● **What the task asks**: Copy nothing but the text: reproduce each line of the listing exactly and leave the pictures out.

* BEGIN Data lines *

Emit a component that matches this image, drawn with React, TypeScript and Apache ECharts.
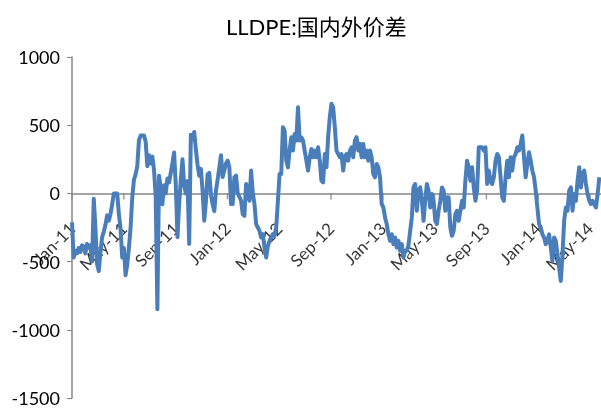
import React, { useEffect, useRef } from "react";
import * as echarts from "echarts";

const title = "LLDPE:国内外价差";
const tickLabels = ["Jan-11", "May-11", "Sep-11", "Jan-12", "May-12", "Sep-12", "Jan-13", "May-13", "Sep-13", "Jan-14", "May-14"];
const tickMonths = [0, 4, 8, 12, 16, 20, 24, 28, 32, 36, 40];
const spanMonths = 40.72; // first to last observation, months from Jan-11

const values2011 = [
  -213, -470, -420, -440, -400, -430, -380, -390, -440, -370, -400, -380, -500, -40, -250, -520, -570, -430, -320, -280,
  -230, -160, -200, -150, -80, 0, 0, 0, -150, -260,
  -470, -400, -600, -520, -400, -250, -30, 100, 140, 200, 390, 424, 424, 424, 380, 200, 280, 220, 270, 170,
  -20, -850, 130, 40, -80, 60, 0, 110, 80, 150, 220,
  300, 60, -320, -80, 100, 250, 60, 0, 90, -370, 430, 400, 450, 320, 210, 130, 180, 20, -200, -60,
  140, 150, -10, -80, -130, 20, 100, 190, 280, 120, 170, 220,
];

const values2012 = [
  240, 190, -78, -78, 118, 130, 0, -25, -54, -152, -164, 69, 44, -54, 167, 0, -78, -225, -250, -275,
  -323, -299, -397, -470, -386, -348, -323, -299, -311, -250, -54, 142, 142, 485, 460, 240, 191, 314, 412, 314,
  436, 387, 632, 387, 412, 387, 314, 240, 167, 265, 326, 265, 314, 265, 338, 240, 93, 81, 289, 191,
  412, 559, 657, 632, 485, 314, 289, 265, 289, 167, 265, 289, 240, 314, 338, 265, 387, 412, 314, 363,
  265, 363, 265, 314, 240, 314, 265, 142, 118, 216, 191, 118, -78, -103, -176, -225, -299, -348, -299, -372,
  -323, -397, -348, -421, -372, -470, -421, -420, -380,
];

const values2013 = [
  -275, -176, 44, 69, -127, 20, 44, -54, -201, -54, 69, 20, -103, -5, -54, -201, -225, -127, -54, 44,
  20, -127, -29, -29, -250, -311, -275, -152, -127, -201, -127, -54, -103, 93, 240, 191, 93, 191, 44, -54,
  20, 338, 338, 338, 314, 338, 69, 167, 93, 69, 118, 240, 289, 265, 118, -29, -54, 118, 240, 118,
  265, 167, 265, 289, 338, 314, 363, 424, 265, 118, 216, 301, 240, 167, 118, 20, -103, -225, -250, -300,
  -323, -372, -348, -300, -397, -495, -323, -348, -446, -544, -642, -446, -201, -103, -127, 20, 44, -127, -5, -54,
  93, 191, 44, 142, 167, 69, -5, -54, -78, -54, -81, -103, -5, 118,
];

const values = [...values2011, ...values2012, ...values2013];

export default function App() {
  const ref = useRef<HTMLDivElement>(null);
  useEffect(() => {
    if (!ref.current) return;
    const chart = echarts.init(ref.current, undefined, { renderer: "svg" });
    const step = spanMonths / (values.length - 1);
    const font = 'Lato, "Noto Sans CJK SC", sans-serif';
    // label offset is expressed in the rotated (45deg) frame: move straight down on screen
    const drop = 29;
    const k = drop / Math.SQRT2;
    chart.setOption({
      animation: false,
      title: {
        text: title,
        left: 221,
        top: 10,
        textStyle: { fontFamily: font, fontSize: 22, fontWeight: "normal", color: "#000" },
      },
      grid: { left: 72, right: 0, top: 57, bottom: 12, containLabel: false, outerBoundsMode: "none" },
      xAxis: {
        type: "value",
        min: 0,
        max: 40.85,
        interval: 4,
        axisLine: { onZero: true, lineStyle: { color: "#868686", width: 1.5 } },
        axisTick: { show: false },
        splitLine: { show: false },
        axisLabel: { show: false },
      },
      yAxis: {
        type: "value",
        min: -1500,
        max: 1000,
        interval: 500,
        axisLine: { show: true, lineStyle: { color: "#868686", width: 1.5 } },
        axisTick: { show: true, length: 5, lineStyle: { color: "#868686" } },
        splitLine: { show: false },
        axisLabel: { fontFamily: font, fontSize: 18, color: "#000", margin: 12, formatter: (v: number) => String(v) },
      },
      series: [
        {
          type: "line",
          data: values.map((v, i) => [i * step, v]),
          showSymbol: false,
          lineStyle: { color: "#4a7ebb", width: 4, join: "round" },
          itemStyle: { color: "#4a7ebb" },
          z: 3,
        },
        {
          type: "scatter",
          data: tickMonths.map((m) => [m, 0]),
          symbol: "rect",
          symbolSize: [1.5, 6],
          symbolOffset: [0, 3],
          itemStyle: { color: "#868686" },
          silent: true,
          z: 2,
          label: {
            show: true,
            position: "inside",
            align: "right",
            verticalAlign: "middle",
            rotate: 45,
            offset: [-k, k],
            fontFamily: font,
            fontSize: 17,
            color: "#000",
            formatter: (p: any) => tickLabels[p.dataIndex],
          },
        },
      ],
    });
    return () => chart.dispose();
  }, []);
  return <div ref={ref} style={{ position: "fixed", left: 0, top: 0, width: 601, height: 410 }} />;
}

* END Data lines *

● **Expected answer**:
Emit a component that matches this image, drawn with React, TypeScript and Apache ECharts.
import React, { useEffect, useRef } from "react";
import * as echarts from "echarts";

const title = "LLDPE:国内外价差";
const tickLabels = ["Jan-11", "May-11", "Sep-11", "Jan-12", "May-12", "Sep-12", "Jan-13", "May-13", "Sep-13", "Jan-14", "May-14"];
const tickMonths = [0, 4, 8, 12, 16, 20, 24, 28, 32, 36, 40];
const spanMonths = 40.72; // first to last observation, months from Jan-11

const values2011 = [
  -213, -470, -420, -440, -400, -430, -380, -390, -440, -370, -400, -380, -500, -40, -250, -520, -570, -430, -320, -280,
  -230, -160, -200, -150, -80, 0, 0, 0, -150, -260,
  -470, -400, -600, -520, -400, -250, -30, 100, 140, 200, 390, 424, 424, 424, 380, 200, 280, 220, 270, 170,
  -20, -850, 130, 40, -80, 60, 0, 110, 80, 150, 220,
  300, 60, -320, -80, 100, 250, 60, 0, 90, -370, 430, 400, 450, 320, 210, 130, 180, 20, -200, -60,
  140, 150, -10, -80, -130, 20, 100, 190, 280, 120, 170, 220,
];

const values2012 = [
  240, 190, -78, -78, 118, 130, 0, -25, -54, -152, -164, 69, 44, -54, 167, 0, -78, -225, -250, -275,
  -323, -299, -397, -470, -386, -348, -323, -299, -311, -250, -54, 142, 142, 485, 460, 240, 191, 314, 412, 314,
  436, 387, 632, 387, 412, 387, 314, 240, 167, 265, 326, 265, 314, 265, 338, 240, 93, 81, 289, 191,
  412, 559, 657, 632, 485, 314, 289, 265, 289, 167, 265, 289, 240, 314, 338, 265, 387, 412, 314, 363,
  265, 363, 265, 314, 240, 314, 265, 142, 118, 216, 191, 118, -78, -103, -176, -225, -299, -348, -299, -372,
  -323, -397, -348, -421, -372, -470, -421, -420, -380,
];

const values2013 = [
  -275, -176, 44, 69, -127, 20, 44, -54, -201, -54, 69, 20, -103, -5, -54, -201, -225, -127, -54, 44,
  20, -127, -29, -29, -250, -311, -275, -152, -127, -201, -127, -54, -103, 93, 240, 191, 93, 191, 44, -54,
  20, 338, 338, 338, 314, 338, 69, 167, 93, 69, 118, 240, 289, 265, 118, -29, -54, 118, 240, 118,
  265, 167, 265, 289, 338, 314, 363, 424, 265, 118, 216, 301, 240, 167, 118, 20, -103, -225, -250, -300,
  -323, -372, -348, -300, -397, -495, -323, -348, -446, -544, -642, -446, -201, -103, -127, 20, 44, -127, -5, -54,
  93, 191, 44, 142, 167, 69, -5, -54, -78, -54, -81, -103, -5, 118,
];

const values = [...values2011, ...values2012, ...values2013];

export default function App() {
  const ref = useRef<HTMLDivElement>(null);
  useEffect(() => {
    if (!ref.current) return;
    const chart = echarts.init(ref.current, undefined, { renderer: "svg" });
    const step = spanMonths / (values.length - 1);
    const font = 'Lato, "Noto Sans CJK SC", sans-serif';
    // label offset is expressed in the rotated (45deg) frame: move straight down on screen
    const drop = 29;
    const k = drop / Math.SQRT2;
    chart.setOption({
      animation: false,
      title: {
        text: title,
        left: 221,
        top: 10,
        textStyle: { fontFamily: font, fontSize: 22, fontWeight: "normal", color: "#000" },
      },
      grid: { left: 72, right: 0, top: 57, bottom: 12, containLabel: false, outerBoundsMode: "none" },
      xAxis: {
        type: "value",
        min: 0,
        max: 40.85,
        interval: 4,
        axisLine: { onZero: true, lineStyle: { color: "#868686", width: 1.5 } },
        axisTick: { show: false },
        splitLine: { show: false },
        axisLabel: { show: false },
      },
      yAxis: {
        type: "value",
        min: -1500,
        max: 1000,
        interval: 500,
        axisLine: { show: true, lineStyle: { color: "#868686", width: 1.5 } },
        axisTick: { show: true, length: 5, lineStyle: { color: "#868686" } },
        splitLine: { show: false },
        axisLabel: { fontFamily: font, fontSize: 18, color: "#000", margin: 12, formatter: (v: number) => String(v) },
      },
      series: [
        {
          type: "line",
          data: values.map((v, i) => [i * step, v]),
          showSymbol: false,
          lineStyle: { color: "#4a7ebb", width: 4, join: "round" },
          itemStyle: { color: "#4a7ebb" },
          z: 3,
        },
        {
          type: "scatter",
          data: tickMonths.map((m) => [m, 0]),
          symbol: "rect",
          symbolSize: [1.5, 6],
          symbolOffset: [0, 3],
          itemStyle: { color: "#868686" },
          silent: true,
          z: 2,
          label: {
            show: true,
            position: "inside",
            align: "right",
            verticalAlign: "middle",
            rotate: 45,
            offset: [-k, k],
            fontFamily: font,
            fontSize: 17,
            color: "#000",
            formatter: (p: any) => tickLabels[p.dataIndex],
          },
        },
      ],
    });
    return () => chart.dispose();
  }, []);
  return <div ref={ref} style={{ position: "fixed", left: 0, top: 0, width: 601, height: 410 }} />;
}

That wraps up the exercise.